Three pieces of that result matter:
- The drop is sharp, not gradual. The middle of a long context behaves as if it is not really there.
- More distractors makes it worse, not just longer documents. Filling the window with marginally-related text hurts retrieval of the relevant text.
- Models within their official context window can still fail. Advertised window length is not the same as the length at which the model actually uses every token.
This held across GPT-3.5, GPT-4, and the open-weight models tested at the time. Follow-up work through 2024–2026 has confirmed the effect on every generation since, with the severity decreasing for models trained with explicit long-context objectives.
The broader failure family
"Context rot" extends the position effect into a family of related failures that all get worse as the window grows:
- Position bias — the U-shaped curve. Edges of the context get more attention than the middle.
- Distractor sensitivity — more irrelevant material in the window depresses accuracy on the relevant material.
- Instruction drift — system-prompt rules get followed less reliably as the conversation grows long. The model "forgets" constraints that were stated 30k tokens ago.
- Tool-result blindness — in agent loops, observations from earlier tool calls become less likely to influence the next decision the further back they are.
- Coherence loss — long generation in long contexts starts to repeat, drift, or contradict earlier content.
These are not separate bugs. They share a common cause: attention is a finite resource and gets diluted across the context.
What modern long-context training changes
Frontier models in 2026 (Gemini 2.x with its million-token window, Claude 4.x, Llama 4 with its experimental 10M-token configuration) have been explicitly trained for long-context retention and use specialized attention patterns to mitigate the failure modes above.
The honest picture:
- Long-context-tuned models do markedly better on needle-in-a-haystack at long lengths than the 2023 generation did.
- The U-shaped position curve is flatter but not flat.
- The advertised maximum context still over-states the practically reliable length. For most retrieval-heavy tasks, a model rated to a million tokens has a comfortable working zone well below that.
- Performance on synthetic needle tests overstates performance on real tasks. The synthetic tests use a single hidden fact against neutral filler; real applications have multiple relevant pieces, distractors that look relevant, and questions that require reasoning across positions.

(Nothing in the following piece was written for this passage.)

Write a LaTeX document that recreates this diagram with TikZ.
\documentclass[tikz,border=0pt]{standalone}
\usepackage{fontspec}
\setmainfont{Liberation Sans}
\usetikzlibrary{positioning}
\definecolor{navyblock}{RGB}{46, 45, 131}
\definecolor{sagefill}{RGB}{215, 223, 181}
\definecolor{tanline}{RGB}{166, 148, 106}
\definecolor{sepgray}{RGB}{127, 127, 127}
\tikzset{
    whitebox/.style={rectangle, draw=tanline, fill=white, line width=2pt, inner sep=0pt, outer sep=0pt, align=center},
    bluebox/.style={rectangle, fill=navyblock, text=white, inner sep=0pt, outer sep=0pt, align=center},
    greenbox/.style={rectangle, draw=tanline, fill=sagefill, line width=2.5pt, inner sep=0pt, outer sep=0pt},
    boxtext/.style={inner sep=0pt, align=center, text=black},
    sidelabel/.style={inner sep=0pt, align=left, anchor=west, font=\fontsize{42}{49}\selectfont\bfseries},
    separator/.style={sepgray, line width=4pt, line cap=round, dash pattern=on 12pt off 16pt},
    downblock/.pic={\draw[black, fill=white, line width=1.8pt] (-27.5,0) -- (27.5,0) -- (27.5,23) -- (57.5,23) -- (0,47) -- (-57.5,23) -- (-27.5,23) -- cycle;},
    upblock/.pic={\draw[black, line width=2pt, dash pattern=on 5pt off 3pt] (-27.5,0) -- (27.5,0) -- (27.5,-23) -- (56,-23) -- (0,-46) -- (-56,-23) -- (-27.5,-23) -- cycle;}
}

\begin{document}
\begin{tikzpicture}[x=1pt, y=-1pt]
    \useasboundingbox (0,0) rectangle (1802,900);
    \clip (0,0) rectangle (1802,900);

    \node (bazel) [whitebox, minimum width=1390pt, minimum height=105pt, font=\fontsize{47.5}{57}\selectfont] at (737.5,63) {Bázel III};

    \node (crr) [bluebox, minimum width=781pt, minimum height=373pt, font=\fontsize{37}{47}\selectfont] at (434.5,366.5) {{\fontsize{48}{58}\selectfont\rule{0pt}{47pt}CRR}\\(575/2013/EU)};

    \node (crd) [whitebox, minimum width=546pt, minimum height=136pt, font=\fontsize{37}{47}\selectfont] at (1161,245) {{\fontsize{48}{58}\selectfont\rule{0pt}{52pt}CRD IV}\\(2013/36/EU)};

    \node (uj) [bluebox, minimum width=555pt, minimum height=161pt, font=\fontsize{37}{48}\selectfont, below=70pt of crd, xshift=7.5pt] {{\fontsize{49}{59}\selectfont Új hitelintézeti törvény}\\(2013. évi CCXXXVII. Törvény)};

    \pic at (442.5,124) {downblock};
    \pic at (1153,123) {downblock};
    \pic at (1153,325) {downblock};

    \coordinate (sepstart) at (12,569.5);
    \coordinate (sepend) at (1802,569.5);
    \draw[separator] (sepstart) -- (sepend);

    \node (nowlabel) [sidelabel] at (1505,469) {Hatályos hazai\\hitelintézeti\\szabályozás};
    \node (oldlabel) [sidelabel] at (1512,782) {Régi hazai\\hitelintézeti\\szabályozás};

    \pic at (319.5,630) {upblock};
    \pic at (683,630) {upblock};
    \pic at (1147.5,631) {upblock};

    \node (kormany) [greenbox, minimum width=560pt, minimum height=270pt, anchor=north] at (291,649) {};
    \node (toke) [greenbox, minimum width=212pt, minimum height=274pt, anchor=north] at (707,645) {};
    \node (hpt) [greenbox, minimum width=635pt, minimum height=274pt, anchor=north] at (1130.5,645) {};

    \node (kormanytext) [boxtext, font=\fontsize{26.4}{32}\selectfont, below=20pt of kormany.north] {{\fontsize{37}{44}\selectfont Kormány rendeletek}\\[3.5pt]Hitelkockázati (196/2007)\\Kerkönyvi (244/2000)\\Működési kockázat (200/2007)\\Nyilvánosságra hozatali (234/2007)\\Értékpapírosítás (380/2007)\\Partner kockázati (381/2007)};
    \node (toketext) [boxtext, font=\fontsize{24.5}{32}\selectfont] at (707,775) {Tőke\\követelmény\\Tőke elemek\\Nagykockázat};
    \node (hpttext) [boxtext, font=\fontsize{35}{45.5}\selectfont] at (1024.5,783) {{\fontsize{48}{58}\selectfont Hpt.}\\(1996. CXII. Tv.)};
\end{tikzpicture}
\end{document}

The practical conclusion stays the same as it has been since 2023: fewer tokens is usually better than more.
How to fight context rot
The defenses are exactly the techniques covered elsewhere in this cluster, and they compound:
- Aggressive selection. Send the model the few passages it actually needs, not every plausibly-relevant one. See how-to-choose-what-goes-in-the-context-window.
- Edge placement. Put critical instructions at the top, critical questions at the bottom. The middle is for material the model uses less reliably anyway.
- Compaction. In long conversations, summarize old turns rather than carrying them verbatim. See memory-systems-for-llm-apps.
- Re-statement. When a rule needs to hold across many turns, restate it in the user message near the point of action, not just in a system message 50k tokens earlier.
- Stress test before shipping. Run a needle-in-a-haystack battery at your actual deployment length. If the model is unreliable at that length, drop the length or pick a different model.
Context rot is one of the few failure modes where the technique that fixes it (use less context) is also the technique that makes the rest of your stack cheaper and faster. It is genuinely free engineering to take seriously.